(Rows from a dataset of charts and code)
──────────

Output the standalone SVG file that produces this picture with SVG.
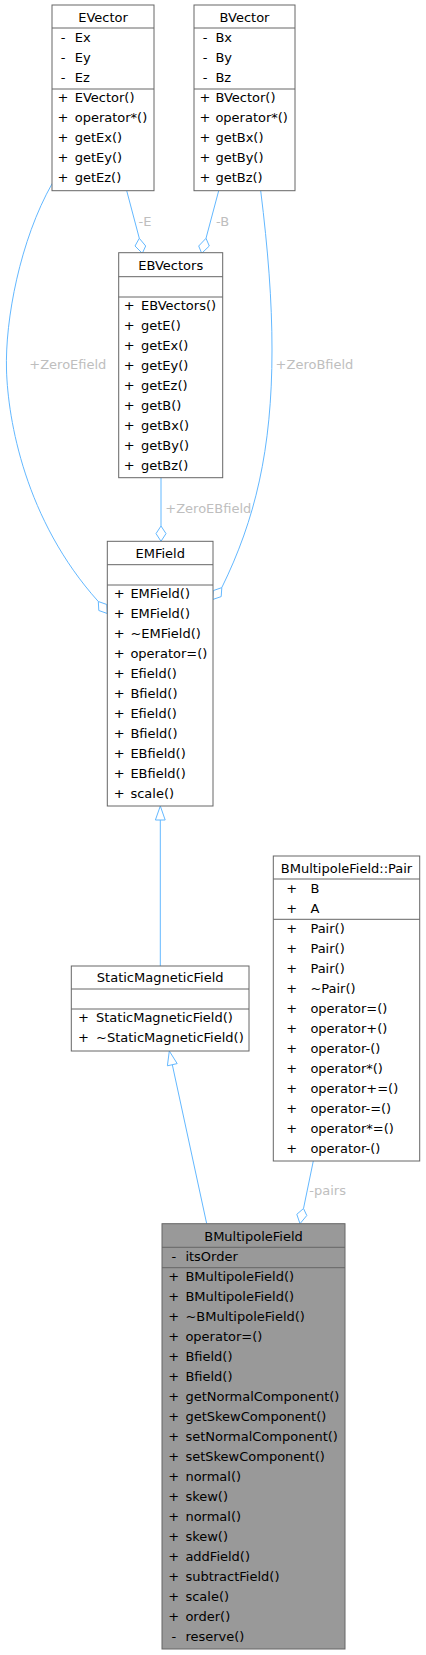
<svg xmlns="http://www.w3.org/2000/svg" width="426" height="1655" viewBox="0 0 426 1655">
<style>
text{font-family:"DejaVu Sans","Liberation Sans",sans-serif;font-size:13px;fill:#000}
.box{fill:#fff;stroke:#666;stroke-width:1}
.cur{fill:#999;stroke:#666;stroke-width:1}
.div{stroke:#666;stroke-width:1}
.h{text-anchor:middle}
.s{text-anchor:middle}
.e{fill:none;stroke:#63b8ff;stroke-width:1}
.dia{fill:#fff;stroke:#63b8ff;stroke-width:1}
.lbl{fill:#bebebe}
</style>
<g id="connectors">
<path class="e" d="M126.7,190.7 L139.3,238.3"/>
<polygon class="dia" points="139.3,238.3 145.7,246 142.3,253.3 135,246"/>
<text class="lbl" x="138.6" y="225.5">-E</text>
<path class="e" d="M218.7,190.7 L206,238.3"/>
<polygon class="dia" points="206,238.3 209.3,246 201.7,253.3 198.7,246"/>
<text class="lbl" x="216" y="225.5">-B</text>
<path class="e" d="M52.3,183.3 C20,240 5,320 6.5,370 C8,420 25,520 98.3,601.5"/>
<polygon class="dia" points="98.3,601.5 106.8,604.5 107.3,613.5 98.8,610.5"/>
<text class="lbl" x="29.3" y="369.3">+ZeroEfield</text>
<path class="e" d="M260.7,190.7 C268,250 272,300 272,350 C272,450 255,520 221.8,587.6"/>
<polygon class="dia" points="221.8,587.6 221.2,596.6 212.7,599.5 213.3,590.6"/>
<text class="lbl" x="275.6" y="369.3">+ZeroBfield</text>
<path class="e" d="M161,477.7 L161,526"/>
<polygon class="dia" points="161,526 166,533.6 161,541.3 156,533.6"/>
<text class="lbl" x="165.3" y="512.7">+ZeroEBfield</text>
<path class="e" d="M160.3,966 L160.3,820"/>
<polygon class="dia" points="160.3,806 165.2,820 155.4,820"/>
<path class="e" d="M206.7,1223.7 L172.3,1064.7"/>
<polygon class="dia" points="169.3,1051 177.2,1063.6 167.4,1065.8"/>
<path class="e" d="M313.3,1161 L303.5,1208.5"/>
<polygon class="dia" points="303.5,1208.5 306.8,1215.5 300,1223.7 296.8,1214.3"/>
<text class="lbl" x="309.3" y="1195">-pairs</text>
</g>
<g id="EVector">
<rect class="box" x="52" y="5" width="102" height="185.7"/>
<line class="div" x1="52" y1="28" x2="154" y2="28"/>
<line class="div" x1="52" y1="89" x2="154" y2="89"/>
<text class="h" x="103" y="22">EVector</text>
<text class="s" x="63" y="42.3">-</text><text x="74.7" y="42.3">Ex</text>
<text class="s" x="63" y="62.3">-</text><text x="74.7" y="62.3">Ey</text>
<text class="s" x="63" y="82.3">-</text><text x="74.7" y="82.3">Ez</text>
<text class="s" x="63" y="102.3">+</text><text x="74.7" y="102.3">EVector()</text>
<text class="s" x="63" y="122.3">+</text><text x="74.7" y="122.3">operator*()</text>
<text class="s" x="63" y="142.3">+</text><text x="74.7" y="142.3">getEx()</text>
<text class="s" x="63" y="162.3">+</text><text x="74.7" y="162.3">getEy()</text>
<text class="s" x="63" y="182.3">+</text><text x="74.7" y="182.3">getEz()</text>
</g>
<g id="BVector">
<rect class="box" x="194" y="5" width="101" height="185.7"/>
<line class="div" x1="194" y1="28" x2="295" y2="28"/>
<line class="div" x1="194" y1="89" x2="295" y2="89"/>
<text class="h" x="244.5" y="22">BVector</text>
<text class="s" x="205" y="42.3">-</text><text x="215.4" y="42.3">Bx</text>
<text class="s" x="205" y="62.3">-</text><text x="215.4" y="62.3">By</text>
<text class="s" x="205" y="82.3">-</text><text x="215.4" y="82.3">Bz</text>
<text class="s" x="205" y="102.3">+</text><text x="215.4" y="102.3">BVector()</text>
<text class="s" x="205" y="122.3">+</text><text x="215.4" y="122.3">operator*()</text>
<text class="s" x="205" y="142.3">+</text><text x="215.4" y="142.3">getBx()</text>
<text class="s" x="205" y="162.3">+</text><text x="215.4" y="162.3">getBy()</text>
<text class="s" x="205" y="182.3">+</text><text x="215.4" y="182.3">getBz()</text>
</g>
<g id="EBVectors">
<rect class="box" x="118.7" y="252.7" width="104" height="225"/>
<line class="div" x1="118.7" y1="276.7" x2="222.7" y2="276.7"/>
<line class="div" x1="118.7" y1="297" x2="222.7" y2="297"/>
<text class="h" x="170.7" y="270">EBVectors</text>
<text class="s" x="129.2" y="310.3">+</text><text x="141" y="310.3">EBVectors()</text>
<text class="s" x="129.2" y="330.3">+</text><text x="141" y="330.3">getE()</text>
<text class="s" x="129.2" y="350.3">+</text><text x="141" y="350.3">getEx()</text>
<text class="s" x="129.2" y="370.3">+</text><text x="141" y="370.3">getEy()</text>
<text class="s" x="129.2" y="390.3">+</text><text x="141" y="390.3">getEz()</text>
<text class="s" x="129.2" y="410.3">+</text><text x="141" y="410.3">getB()</text>
<text class="s" x="129.2" y="430.3">+</text><text x="141" y="430.3">getBx()</text>
<text class="s" x="129.2" y="450.3">+</text><text x="141" y="450.3">getBy()</text>
<text class="s" x="129.2" y="470.3">+</text><text x="141" y="470.3">getBz()</text>
</g>
<g id="EMField">
<rect class="box" x="107.3" y="541.3" width="105.7" height="264.7"/>
<line class="div" x1="107.3" y1="564.7" x2="213" y2="564.7"/>
<line class="div" x1="107.3" y1="585" x2="213" y2="585"/>
<text class="h" x="160.2" y="557.5">EMField</text>
<text class="s" x="119.2" y="598.2">+</text><text x="130.4" y="598.2">EMField()</text>
<text class="s" x="119.2" y="618.2">+</text><text x="130.4" y="618.2">EMField()</text>
<text class="s" x="119.2" y="638.2">+</text><text x="130.4" y="638.2">~EMField()</text>
<text class="s" x="119.2" y="658.2">+</text><text x="130.4" y="658.2">operator=()</text>
<text class="s" x="119.2" y="678.2">+</text><text x="130.4" y="678.2">Efield()</text>
<text class="s" x="119.2" y="698.2">+</text><text x="130.4" y="698.2">Bfield()</text>
<text class="s" x="119.2" y="718.2">+</text><text x="130.4" y="718.2">Efield()</text>
<text class="s" x="119.2" y="738.2">+</text><text x="130.4" y="738.2">Bfield()</text>
<text class="s" x="119.2" y="758.2">+</text><text x="130.4" y="758.2">EBfield()</text>
<text class="s" x="119.2" y="778.2">+</text><text x="130.4" y="778.2">EBfield()</text>
<text class="s" x="119.2" y="798.2">+</text><text x="130.4" y="798.2">scale()</text>
</g>
<g id="StaticMagneticField">
<rect class="box" x="71.3" y="966" width="177.7" height="85"/>
<line class="div" x1="71.3" y1="989" x2="249" y2="989"/>
<line class="div" x1="71.3" y1="1009" x2="249" y2="1009"/>
<text class="h" x="160.2" y="982.3">StaticMagneticField</text>
<text class="s" x="83.5" y="1022">+</text><text x="96" y="1022">StaticMagneticField()</text>
<text class="s" x="83.5" y="1042">+</text><text x="96" y="1042">~StaticMagneticField()</text>
</g>
<g id="BMultipoleField_Pair">
<rect class="box" x="273.3" y="856" width="146.4" height="305"/>
<line class="div" x1="273.3" y1="879" x2="419.7" y2="879"/>
<line class="div" x1="273.3" y1="919.3" x2="419.7" y2="919.3"/>
<text class="h" x="346.5" y="873.3">BMultipoleField::Pair</text>
<text class="s" x="291.7" y="892.8">+</text><text x="310.4" y="892.8">B</text>
<text class="s" x="291.7" y="912.8">+</text><text x="310.4" y="912.8">A</text>
<text class="s" x="291.7" y="932.7">+</text><text x="310.4" y="932.7">Pair()</text>
<text class="s" x="291.7" y="952.7">+</text><text x="310.4" y="952.7">Pair()</text>
<text class="s" x="291.7" y="972.7">+</text><text x="310.4" y="972.7">Pair()</text>
<text class="s" x="291.7" y="992.7">+</text><text x="310.4" y="992.7">~Pair()</text>
<text class="s" x="291.7" y="1012.7">+</text><text x="310.4" y="1012.7">operator=()</text>
<text class="s" x="291.7" y="1032.7">+</text><text x="310.4" y="1032.7">operator+()</text>
<text class="s" x="291.7" y="1052.7">+</text><text x="310.4" y="1052.7">operator-()</text>
<text class="s" x="291.7" y="1072.7">+</text><text x="310.4" y="1072.7">operator*()</text>
<text class="s" x="291.7" y="1092.7">+</text><text x="310.4" y="1092.7">operator+=()</text>
<text class="s" x="291.7" y="1112.7">+</text><text x="310.4" y="1112.7">operator-=()</text>
<text class="s" x="291.7" y="1132.7">+</text><text x="310.4" y="1132.7">operator*=()</text>
<text class="s" x="291.7" y="1152.7">+</text><text x="310.4" y="1152.7">operator-()</text>
</g>
<g id="BMultipoleField">
<rect class="cur" x="162" y="1223.7" width="183" height="425.3"/>
<line class="div" x1="162" y1="1247.3" x2="345" y2="1247.3"/>
<line class="div" x1="162" y1="1267.7" x2="345" y2="1267.7"/>
<text class="h" x="253.5" y="1241">BMultipoleField</text>
<text class="s" x="173.8" y="1261">-</text><text x="185.4" y="1261">itsOrder</text>
<text class="s" x="173.8" y="1281">+</text><text x="185.4" y="1281">BMultipoleField()</text>
<text class="s" x="173.8" y="1301">+</text><text x="185.4" y="1301">BMultipoleField()</text>
<text class="s" x="173.8" y="1321">+</text><text x="185.4" y="1321">~BMultipoleField()</text>
<text class="s" x="173.8" y="1341">+</text><text x="185.4" y="1341">operator=()</text>
<text class="s" x="173.8" y="1361">+</text><text x="185.4" y="1361">Bfield()</text>
<text class="s" x="173.8" y="1381">+</text><text x="185.4" y="1381">Bfield()</text>
<text class="s" x="173.8" y="1401">+</text><text x="185.4" y="1401">getNormalComponent()</text>
<text class="s" x="173.8" y="1421">+</text><text x="185.4" y="1421">getSkewComponent()</text>
<text class="s" x="173.8" y="1441">+</text><text x="185.4" y="1441">setNormalComponent()</text>
<text class="s" x="173.8" y="1461">+</text><text x="185.4" y="1461">setSkewComponent()</text>
<text class="s" x="173.8" y="1481">+</text><text x="185.4" y="1481">normal()</text>
<text class="s" x="173.8" y="1501">+</text><text x="185.4" y="1501">skew()</text>
<text class="s" x="173.8" y="1521">+</text><text x="185.4" y="1521">normal()</text>
<text class="s" x="173.8" y="1541">+</text><text x="185.4" y="1541">skew()</text>
<text class="s" x="173.8" y="1561">+</text><text x="185.4" y="1561">addField()</text>
<text class="s" x="173.8" y="1581">+</text><text x="185.4" y="1581">subtractField()</text>
<text class="s" x="173.8" y="1601">+</text><text x="185.4" y="1601">scale()</text>
<text class="s" x="173.8" y="1621">+</text><text x="185.4" y="1621">order()</text>
<text class="s" x="173.8" y="1641">-</text><text x="185.4" y="1641">reserve()</text>
</g>
</svg>
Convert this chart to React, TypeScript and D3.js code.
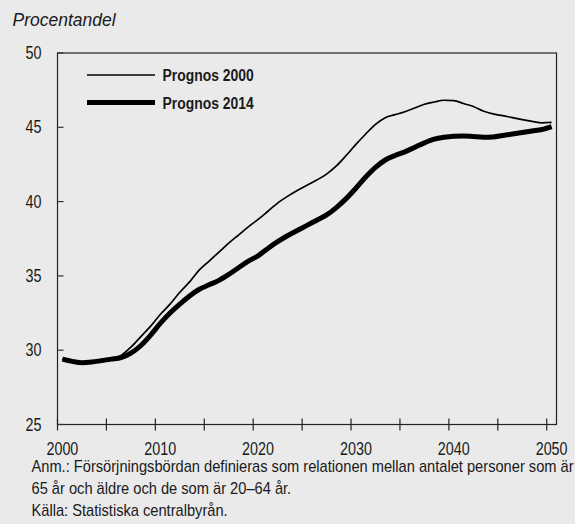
import React from "react";
import * as d3 from "d3";

const years: number[] = d3.range(2000, 2051);

const prognos2000: number[] = [
  29.4, 29.25, 29.15, 29.2, 29.3, 29.4, 29.65, 30.2, 30.9, 31.6,
  32.4, 33.1, 33.9, 34.6, 35.4, 36.0, 36.6, 37.2, 37.75, 38.3,
  38.8, 39.35, 39.9, 40.35, 40.75, 41.1, 41.45, 41.85, 42.4, 43.1,
  43.85, 44.55, 45.2, 45.65, 45.85, 46.05, 46.3, 46.55, 46.7, 46.82,
  46.8, 46.6, 46.4, 46.1, 45.9, 45.78, 45.65, 45.52, 45.4, 45.3, 45.33,
];

const prognos2014: number[] = [
  29.4, 29.25, 29.15, 29.2, 29.3, 29.4, 29.5, 29.8, 30.3, 31.0,
  31.8, 32.5, 33.1, 33.65, 34.1, 34.4, 34.7, 35.1, 35.55, 36.0,
  36.35, 36.85, 37.3, 37.7, 38.05, 38.4, 38.75, 39.1, 39.6, 40.2,
  40.9, 41.65, 42.3, 42.8, 43.1, 43.35, 43.65, 43.95, 44.2, 44.33,
  44.4, 44.42, 44.38, 44.33, 44.35, 44.45, 44.55, 44.65, 44.75, 44.85, 45.05,
];

const yTicks: number[] = [25, 30, 35, 40, 45, 50];
const xMajorTicks: number[] = [2000, 2005, 2010, 2015, 2020, 2025, 2030, 2035, 2040, 2045, 2050];
const xLabels: number[] = [2000, 2010, 2020, 2030, 2040, 2050];

const seriesNames: string[] = ["Prognos 2000", "Prognos 2014"];
const titleText = "Procentandel";
const notes: string[] = [
  "Anm.: Försörjningsbördan definieras som relationen mellan antalet personer som är",
  "65 år och äldre och de som är 20–64 år.",
  "Källa: Statistiska centralbyrån.",
];

const W = 575;
const H = 524;
const left = 57.5;
const right = 556.5;
const top = 53;
const bottom = 424.5;
const sans = "'Liberation Sans', Arial, sans-serif";

function NText(props: {
  x: number;
  y: number;
  size: number;
  sx?: number;
  anchor?: string;
  children: React.ReactNode;
}) {
  const sx = props.sx ?? 0.82;
  return (
    <text
      transform={`translate(${props.x},${props.y}) scale(${sx},1)`}
      textAnchor={props.anchor || "start"}
      fontFamily={sans}
      fontSize={props.size}
      fill="#1a1a1a"
    >
      {props.children}
    </text>
  );
}

export default function App() {
  const x = d3.scaleBand<number>().domain(years).range([left, right]).padding(0);
  const bw = x.bandwidth();
  const cx = (yr: number) => (x(yr) as number) + bw / 2;
  const y = d3.scaleLinear().domain([25, 50]).range([bottom, top]);

  const line = d3
    .line<number>()
    .x((_, i) => cx(years[i]))
    .y((d) => y(d))
    .curve(d3.curveMonotoneX);

  return (
    <svg
      width={W}
      height={H}
      style={{ position: "absolute", left: 0, top: 0, display: "block" }}
    >
      <rect x={0} y={0} width={W} height={H} fill="#eaeaea" />
      <text
        x={12.5}
        y={26}
        fontFamily={sans}
        fontStyle="italic"
        fontSize={17.5}
        fill="#1a1a1a"
      >
        {titleText}
      </text>

      {/* frame */}
      <rect
        x={left}
        y={top}
        width={right - left}
        height={bottom - top}
        fill="none"
        stroke="#222"
        strokeWidth={1.2}
      />

      {/* y ticks & labels */}
      {yTicks.map((t) => (
        <g key={"y" + t}>
          <line x1={left} x2={left + 6} y1={y(t)} y2={y(t)} stroke="#333" strokeWidth={1.2} />
          <NText x={41.5} y={y(t) + 6} size={17.5} anchor="end">
            {t}
          </NText>
        </g>
      ))}

      {/* x ticks */}
      {xMajorTicks.map((t) => (
        <line
          key={"xt" + t}
          x1={x(t) as number}
          x2={x(t) as number}
          y1={bottom - 6}
          y2={bottom + 6}
          stroke="#222"
          strokeWidth={1.2}
        />
      ))}
      {xLabels.map((t) => (
        <NText key={"xl" + t} x={cx(t)} y={454.5} size={17.5} sx={0.82} anchor="middle">
          {t}
        </NText>
      ))}

      {/* lines */}
      <path d={line(prognos2014) || ""} fill="none" stroke="#000" strokeWidth={5} strokeLinejoin="round" />
      <path d={line(prognos2000) || ""} fill="none" stroke="#000" strokeWidth={1.7} strokeLinejoin="round" />

      {/* legend */}
      <line x1={87} x2={155} y1={75} y2={75} stroke="#000" strokeWidth={1.7} />
      <line x1={87} x2={155} y1={102.5} y2={102.5} stroke="#000" strokeWidth={5} />
      <NText x={162.5} y={80.5} size={17}>
        <tspan fontWeight="bold">{seriesNames[0]}</tspan>
      </NText>
      <NText x={162.5} y={108.5} size={17}>
        <tspan fontWeight="bold">{seriesNames[1]}</tspan>
      </NText>

      {/* notes */}
      {notes.map((n, i) => (
        <NText key={"n" + i} x={31.5} y={472 + i * 22} size={17} sx={0.862}>
          {n}
        </NText>
      ))}
    </svg>
  );
}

──────────

§ Description of the task
Nothing but the lines from the one containing "Convert this chart" through the one containing "const years: number[] = d3.range(2000, 2051);" should be written out, exactly and with both ends. Pictures are left out.

§ Exercise result
Convert this chart to React, TypeScript and D3.js code.
import React from "react";
import * as d3 from "d3";

const years: number[] = d3.range(2000, 2051);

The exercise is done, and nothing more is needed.